“Control leads to compliance; autonomy leads to engagement.” – Daniel H. Pink
Autonomy is the first and perhaps most fundamental of the three elements of Motivation 3.0. Pink argues that our “default setting” as human beings is to be autonomous and self-directed – not to be passive and compliant. Management, as we know it, was invented in the 1850s as a technology for getting compliance. But if what you want is engagement, self-direction works far better.
Pink challenges the foundational assumption of traditional management: that people are inherently lazy and need to be prodded into action. He draws on Self-Determination Theory, developed by Edward Deci and Richard Ryan, to argue the opposite.
Think about the behavior of young children. A two-year-old is not passive, inert, or waiting for direction. Young children are naturally curious, self-directed, and exploratory. They do not need external rewards to explore their world – they are driven by an innate desire to learn and interact. This is our default setting. The passivity and disengagement we see in many adults is not natural – it is the result of years of environments that have thwarted our innate need for autonomy.
Deci and Ryan’s research consistently shows that when people experience autonomy, their motivation, performance, and well-being increase. When autonomy is suppressed, all three decline. This finding holds across cultures, age groups, and types of activities.
Pink draws a sharp distinction between management (which seeks compliance) and the conditions that produce genuine engagement:
Management is not a natural phenomenon. It is a technology – an invention – developed to organize factory workers performing routine tasks. Its central ethic is control: workers cannot be trusted to do the right thing on their own, so managers must direct, monitor, and reward or punish their behavior. This approach may produce compliance, but it rarely produces engagement.
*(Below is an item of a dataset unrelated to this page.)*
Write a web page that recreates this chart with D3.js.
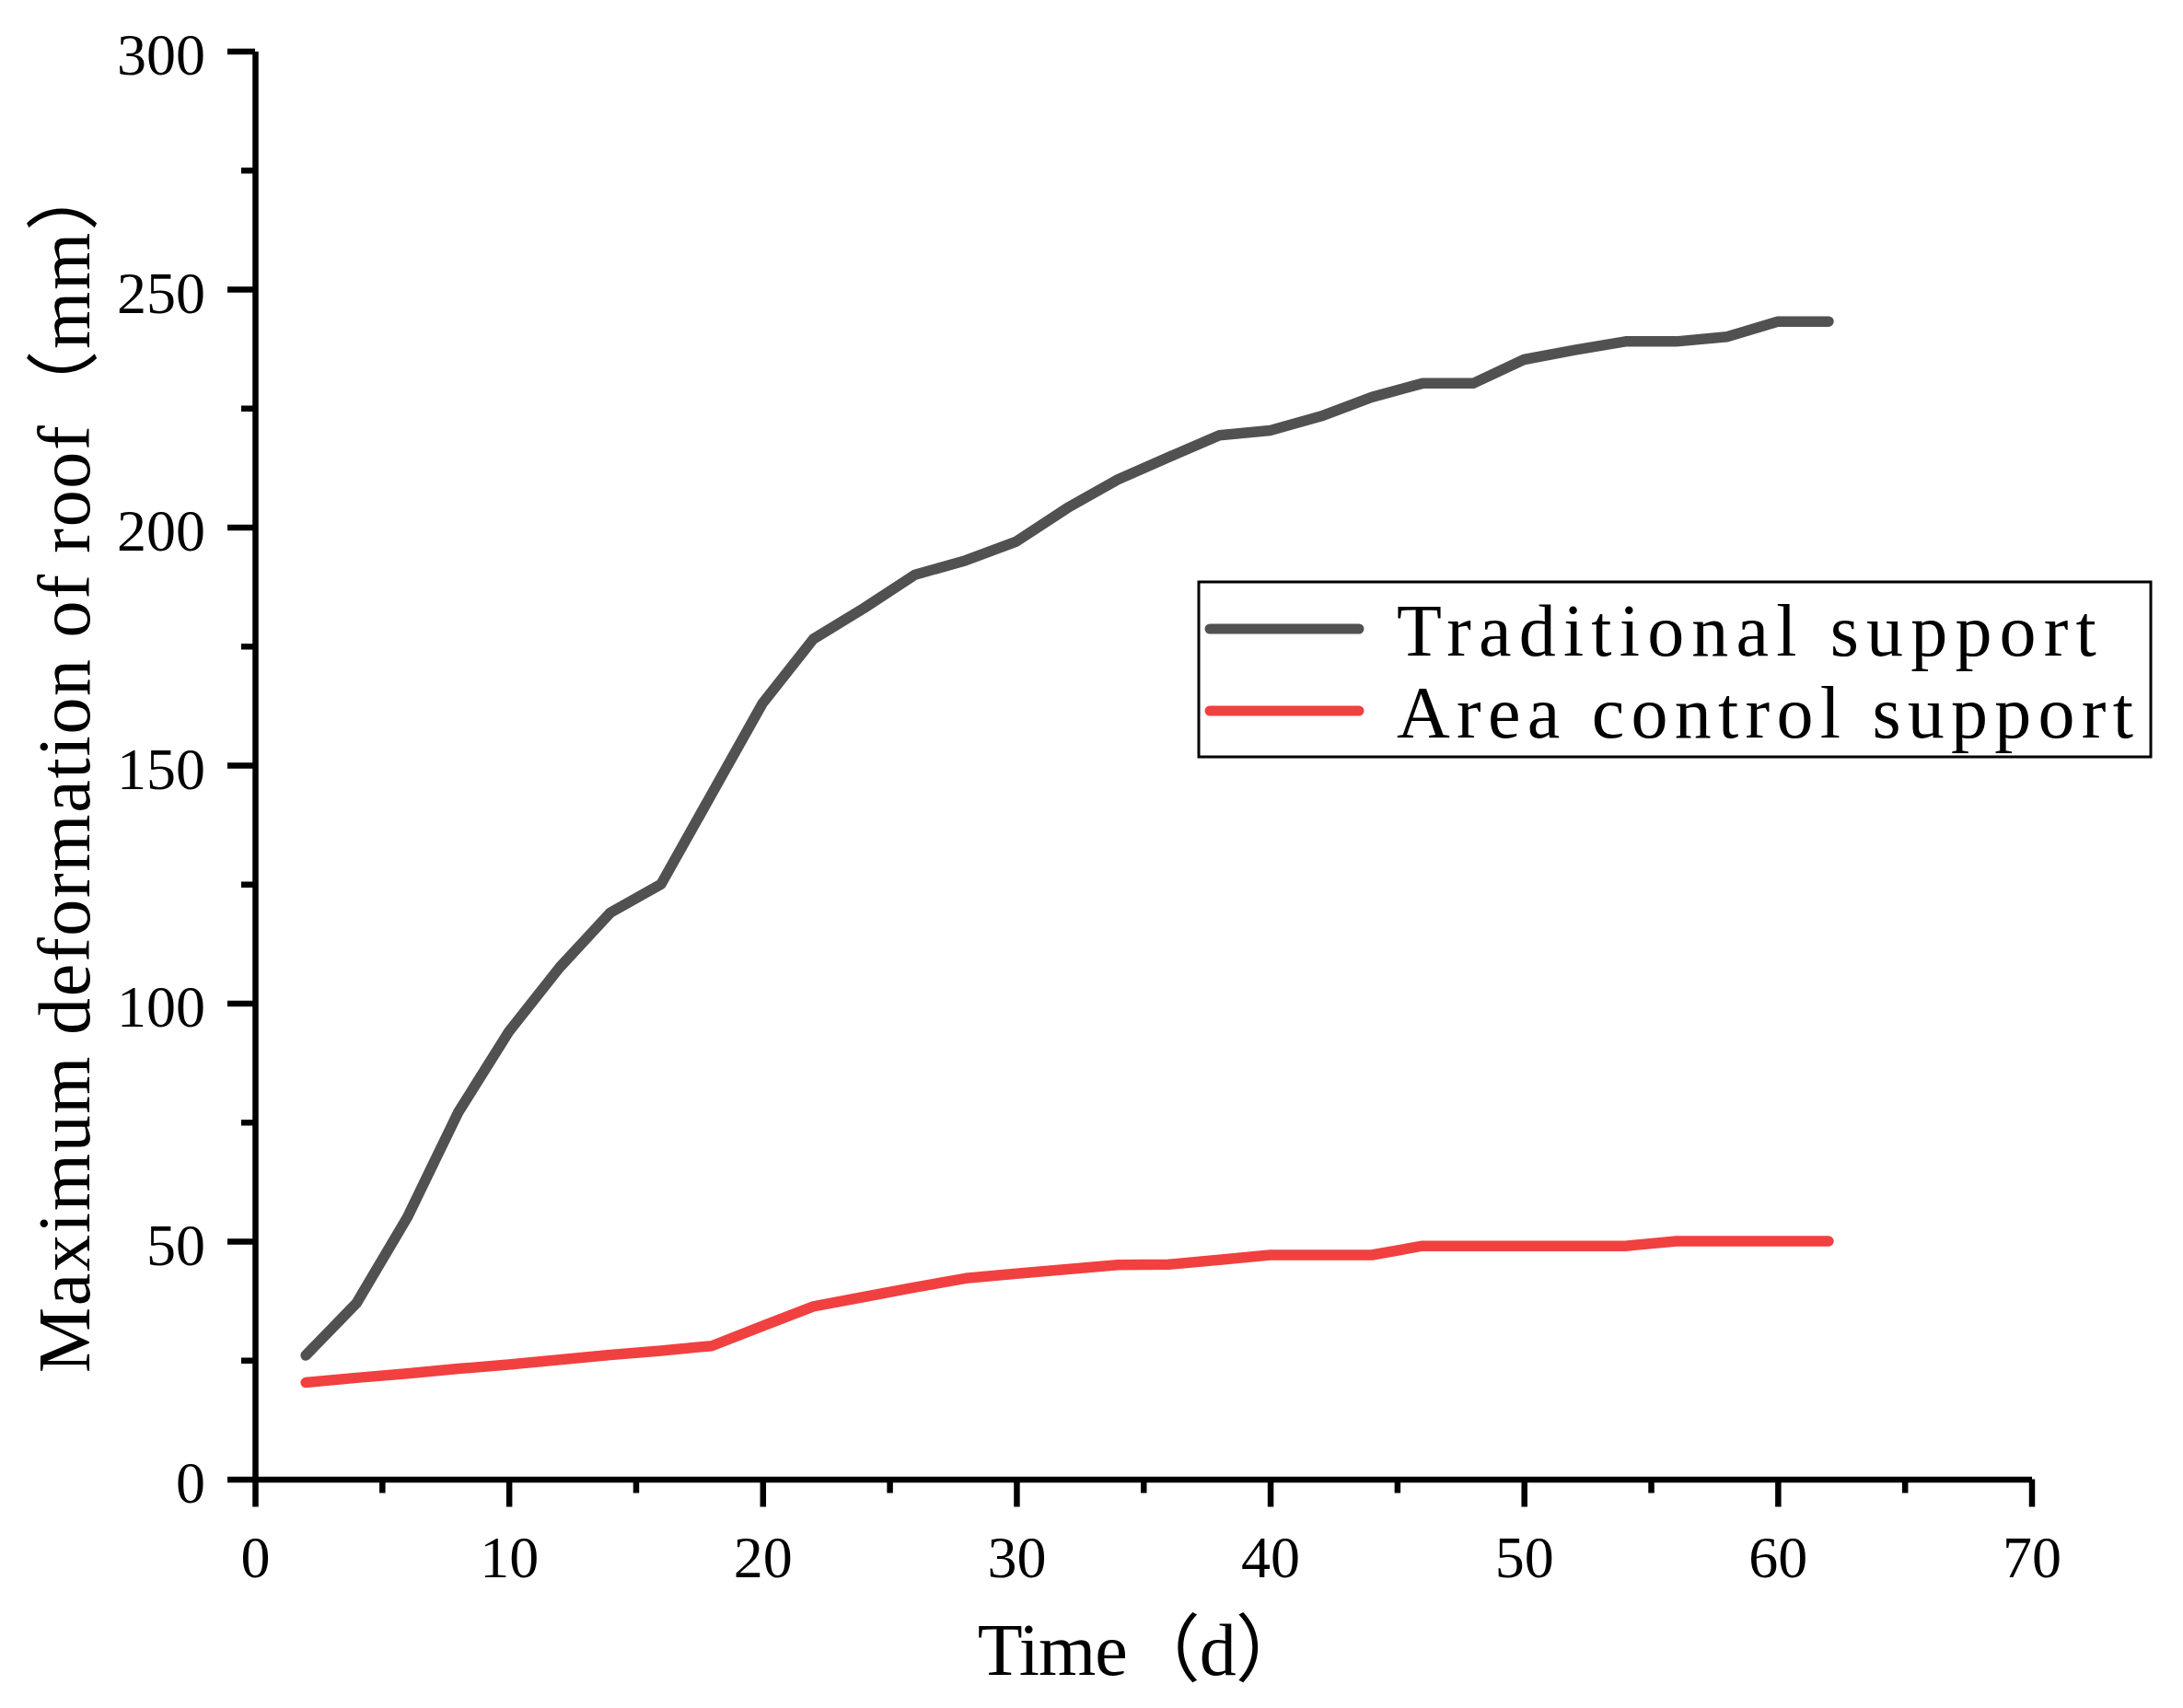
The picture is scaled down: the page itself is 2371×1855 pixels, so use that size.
<!DOCTYPE html>
<html>
<head>
<meta charset="utf-8">
<script src="https://cdn.jsdelivr.net/npm/d3@7"></script>
<style>
  body { margin: 0; background: #fff; }
  svg { display: block; }
</style>
</head>
<body>
<svg id="chart"></svg>
<script>
// time (d) and roof deformation (mm)
var days = [2, 4, 6, 8, 10, 12, 14, 16, 18, 20, 22, 24, 26, 28, 30, 32,
            34, 36, 38, 40, 42, 44, 46, 48, 50, 52, 54, 56, 58, 60, 62];
var traditional = [26, 37, 55, 77, 94, 107.5, 119, 125, 144, 163, 176.5, 183, 190, 193, 197, 204,
                   210, 214.7, 219.3, 220.3, 223.3, 227.3, 230.2, 230.2, 235.2, 237.2, 239, 239, 240, 243.2, 243.2];
var areaControl = [20.3, 21.3, 22.2, 23.2, 24.1, 25.1, 26.1, 27, 28, 32.2, 36.3, 38.3, 40.3, 42.2, 43.2, 44.1,
                   45, 45.1, 46.1, 47.1, 47.1, 47.1, 49, 49, 49, 49, 49, 50, 50, 50, 50];

var xTicks = [0, 10, 20, 30, 40, 50, 60, 70];
var xMinor = [5, 15, 25, 35, 45, 55, 65];
var yTicks = [0, 50, 100, 150, 200, 250, 300];
var yMinor = [25, 75, 125, 175, 225, 275];

var seriesNames = ["Traditional support", "Area control support"];
var seriesColors = ["#515151", "#F14040"];
var xTitle = "Time\uff08d\uff09";
var yTitle = "Maximum deformation of roof\uff08mm\uff09";

var width = 2371;
var height = 1855;
var font = "'Liberation Serif', 'Noto Sans CJK SC', serif";

var svg = d3.select("#chart")
    .attr("width", width)
    .attr("height", height);

svg.append("rect")
    .attr("width", width)
    .attr("height", height)
    .attr("fill", "#fff");

var x = d3.scaleLinear().domain([0, 70]).range([277, 2206.5]);
var y = d3.scaleLinear().domain([0, 300]).range([1606.5, 55.5]);

// minor ticks first, no labels
svg.append("g")
    .attr("transform", "translate(0," + y(0) + ")")
    .call(d3.axisBottom(x).tickValues(xMinor).tickSize(15).tickFormat(""))
    .call(function(g) { g.select(".domain").remove(); })
    .selectAll("line").attr("stroke", "#000").attr("stroke-width", 6.5);

svg.append("g")
    .attr("transform", "translate(" + x(0) + ",0)")
    .call(d3.axisLeft(y).tickValues(yMinor).tickSize(15).tickFormat(""))
    .call(function(g) { g.select(".domain").remove(); })
    .selectAll("line").attr("stroke", "#000").attr("stroke-width", 6.5);

var gx = svg.append("g")
    .attr("class", "axis axis--x")
    .attr("transform", "translate(0," + y(0) + ")")
    .call(d3.axisBottom(x).tickValues(xTicks).tickSize(30).tickSizeOuter(0).tickFormat(d3.format("d")));

var gy = svg.append("g")
    .attr("class", "axis axis--y")
    .attr("transform", "translate(" + x(0) + ",0)")
    .call(d3.axisLeft(y).tickValues(yTicks).tickSize(30).tickSizeOuter(0).tickFormat(d3.format("d")));

[gx, gy].forEach(function(g) {
    g.attr("font-family", font).attr("font-size", 64);
    g.select(".domain").attr("stroke", "#000").attr("stroke-width", 6.5);
    g.selectAll(".tick line").attr("stroke", "#000").attr("stroke-width", 6.5);
    g.selectAll(".tick text").attr("fill", "#000");
});

gx.selectAll(".tick text")
    .attr("y", 106.5)
    .attr("dy", null);

gy.selectAll(".tick text")
    .attr("x", -54)
    .attr("y", 25)
    .attr("dy", null);

// data lines
var line = d3.line()
    .x(function(d) { return x(d[0]); })
    .y(function(d) { return y(d[1]); });

var series = [d3.zip(days, traditional), d3.zip(days, areaControl)];

svg.selectAll(".series")
    .data(series)
    .enter().append("path")
    .attr("class", "series")
    .attr("d", line)
    .attr("fill", "none")
    .attr("stroke", function(d, i) { return seriesColors[i]; })
    .attr("stroke-width", 11.5)
    .attr("stroke-linejoin", "round")
    .attr("stroke-linecap", "round");

// axis titles
svg.append("text")
    .attr("x", (x(0) + x(70)) / 2)
    .attr("y", 1819)
    .attr("text-anchor", "middle")
    .attr("font-family", font)
    .attr("font-size", 80)
    .attr("textLength", 360)
    .attr("lengthAdjust", "spacing")
    .text(xTitle);

svg.append("text")
    .attr("transform", "translate(97," + (y(0) + y(300)) / 2 + ") rotate(-90)")
    .attr("text-anchor", "middle")
    .attr("font-family", font)
    .attr("font-size", 80)
    .attr("textLength", 1320)
    .attr("lengthAdjust", "spacing")
    .text(yTitle);

// legend
var legend = svg.append("g").attr("class", "legend");

legend.append("rect")
    .attr("x", 1302)
    .attr("y", 632)
    .attr("width", 1034)
    .attr("height", 190)
    .attr("fill", "#fff")
    .attr("stroke", "#000")
    .attr("stroke-width", 3);

var rows = legend.selectAll(".row")
    .data(seriesNames)
    .enter().append("g")
    .attr("class", "row")
    .attr("transform", function(d, i) { return "translate(0," + (683 + i * 89) + ")"; });

rows.append("line")
    .attr("x1", 1314)
    .attr("x2", 1476)
    .attr("stroke", function(d, i) { return seriesColors[i]; })
    .attr("stroke-width", 11)
    .attr("stroke-linecap", "round");

rows.append("text")
    .attr("x", 1517)
    .attr("y", 29)
    .attr("font-family", font)
    .attr("font-size", 80)
    .attr("textLength", function(d) { return d.length * 40.2 - 4; })
    .attr("lengthAdjust", "spacing")
    .text(function(d) { return d; });
</script>
</body>
</html>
And for the complex, creative work of the twenty-first century, mere compliance is not enough.
As Pink puts it: “Perhaps it’s time to toss the very word ‘management’ into the linguistic ash heap alongside ‘icebox’ and ‘horseless carriage.’ This era doesn’t call for better management. It calls for a renaissance of self-direction.”
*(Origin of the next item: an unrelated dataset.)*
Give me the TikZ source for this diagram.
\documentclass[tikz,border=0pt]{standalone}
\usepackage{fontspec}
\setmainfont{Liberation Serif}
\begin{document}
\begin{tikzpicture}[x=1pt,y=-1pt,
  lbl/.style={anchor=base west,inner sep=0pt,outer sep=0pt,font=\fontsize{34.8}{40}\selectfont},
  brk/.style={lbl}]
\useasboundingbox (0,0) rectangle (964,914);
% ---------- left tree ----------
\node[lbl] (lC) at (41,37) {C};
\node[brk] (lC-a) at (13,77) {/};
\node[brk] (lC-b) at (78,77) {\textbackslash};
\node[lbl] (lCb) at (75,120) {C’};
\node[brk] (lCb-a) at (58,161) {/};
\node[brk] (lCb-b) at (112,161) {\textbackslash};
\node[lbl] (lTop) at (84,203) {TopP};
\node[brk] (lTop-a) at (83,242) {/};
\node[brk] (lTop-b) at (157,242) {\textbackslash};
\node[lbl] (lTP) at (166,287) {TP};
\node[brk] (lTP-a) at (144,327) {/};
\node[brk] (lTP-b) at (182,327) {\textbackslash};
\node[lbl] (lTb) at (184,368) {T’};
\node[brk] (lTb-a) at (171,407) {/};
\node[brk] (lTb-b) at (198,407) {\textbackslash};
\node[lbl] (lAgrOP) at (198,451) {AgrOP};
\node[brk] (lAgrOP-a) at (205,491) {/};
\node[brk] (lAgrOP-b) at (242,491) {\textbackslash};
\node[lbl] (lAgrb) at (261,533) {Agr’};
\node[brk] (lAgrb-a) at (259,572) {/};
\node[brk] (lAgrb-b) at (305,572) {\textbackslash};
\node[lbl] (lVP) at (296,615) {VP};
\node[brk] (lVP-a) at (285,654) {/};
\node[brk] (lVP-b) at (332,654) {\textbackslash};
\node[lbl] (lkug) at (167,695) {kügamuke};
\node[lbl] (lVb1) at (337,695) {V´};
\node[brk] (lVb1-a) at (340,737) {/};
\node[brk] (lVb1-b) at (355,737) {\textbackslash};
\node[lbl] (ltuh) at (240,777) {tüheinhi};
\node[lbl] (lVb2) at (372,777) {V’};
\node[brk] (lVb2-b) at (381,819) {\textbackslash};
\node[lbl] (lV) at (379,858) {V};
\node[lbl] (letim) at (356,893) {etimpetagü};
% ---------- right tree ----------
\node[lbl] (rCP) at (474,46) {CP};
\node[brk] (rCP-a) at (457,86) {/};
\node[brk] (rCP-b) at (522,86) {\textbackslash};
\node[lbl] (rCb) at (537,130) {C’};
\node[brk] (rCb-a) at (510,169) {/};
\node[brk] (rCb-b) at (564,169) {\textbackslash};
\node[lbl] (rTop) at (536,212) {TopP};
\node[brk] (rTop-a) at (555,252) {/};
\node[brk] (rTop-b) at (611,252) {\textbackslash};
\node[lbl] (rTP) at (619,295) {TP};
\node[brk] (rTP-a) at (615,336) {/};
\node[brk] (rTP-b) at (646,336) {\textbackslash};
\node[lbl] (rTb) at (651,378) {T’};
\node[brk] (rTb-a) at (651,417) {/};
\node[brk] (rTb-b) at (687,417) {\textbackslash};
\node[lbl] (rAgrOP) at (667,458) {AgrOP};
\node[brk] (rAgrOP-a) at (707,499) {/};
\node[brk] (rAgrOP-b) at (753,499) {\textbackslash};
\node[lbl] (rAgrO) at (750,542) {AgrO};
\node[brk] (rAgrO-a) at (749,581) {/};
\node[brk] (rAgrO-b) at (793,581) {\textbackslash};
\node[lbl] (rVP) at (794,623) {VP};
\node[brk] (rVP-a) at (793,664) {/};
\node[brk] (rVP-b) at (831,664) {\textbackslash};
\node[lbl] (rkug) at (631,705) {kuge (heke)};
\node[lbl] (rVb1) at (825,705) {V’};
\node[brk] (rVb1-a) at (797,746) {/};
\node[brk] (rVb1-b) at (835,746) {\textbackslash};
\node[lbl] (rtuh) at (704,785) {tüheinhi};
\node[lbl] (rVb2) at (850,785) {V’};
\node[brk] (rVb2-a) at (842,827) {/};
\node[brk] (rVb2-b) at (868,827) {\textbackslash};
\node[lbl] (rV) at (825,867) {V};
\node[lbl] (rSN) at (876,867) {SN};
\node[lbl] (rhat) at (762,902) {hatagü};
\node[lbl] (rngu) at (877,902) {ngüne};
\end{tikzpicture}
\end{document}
Autonomy does not mean working in isolation or being a lone wolf. It means having genuine choice over the key dimensions of your work. Pink identifies four critical areas – the four T’s – over which people need autonomy.
Autonomy over task means having the freedom to choose what you work on, at least some of the time. Several innovative companies have built this into their cultures:
Autonomy over time means having control over when you do your work, rather than being locked into rigid schedules. The most dramatic example is the Results-Only Work Environment (ROWE), pioneered at Best Buy’s corporate headquarters.
In a ROWE, employees have no schedules. They do not have to be in the office at certain hours – or any hours. They just have to get their work done. When and how they do it is entirely up to them. The results at Best Buy were striking: productivity increased by 35%, while voluntary turnover dropped significantly.
Autonomy over technique means having the freedom to decide how you approach your work, rather than being forced to follow a rigid script. Call centers provide a compelling example: when Zappos gave customer service representatives autonomy over how they handled calls – no scripts, no time limits – both customer satisfaction and employee engagement soared.
Traditional management assumes there is one right way to do a task and that workers must be trained and monitored to do it that way. But for complex work, the person doing the job is often in the best position to decide how it should be done.
Autonomy over team means having a say in who you collaborate with. Whole Foods allows individual stores to vote on whether new hires are kept after a trial period. W.L. Gore (makers of Gore-Tex) lets employees choose their own project teams. These practices give people a sense of control over their social environment and increase commitment to the group.
Cali Ressler and Jody Thompson created the Results-Only Work Environment at Best Buy’s corporate headquarters. Under ROWE, the only thing that mattered was results. Employees could work from anywhere, at any time. There were no mandatory meetings. The impact was dramatic:
The success of ROWE challenged every assumption of traditional management. It turned out that when you trusted people to manage their own time and approach, they not only performed better – they were happier doing it.
JetBlue pioneered “homeshoring” – allowing reservation agents to work from home. The company found that home-based agents were more productive, more satisfied, and less likely to quit than their office-based counterparts. The autonomy of working from home – controlling their own environment, schedule, and work rhythm – translated directly into better performance.
Pink suggests that organizations assess how much autonomy they currently provide across the four T’s.
Rate your current level of autonomy in each area on a scale of 1-10:
For any area where you scored below a 5, identify one concrete step you could take to increase your autonomy. For leaders: identify one area where you could grant your team more autonomy this week.
Where in your life do you feel the most autonomous? Where do you feel the least? How does this difference affect your motivation and energy? What would change if you had more control over even one of the four T’s?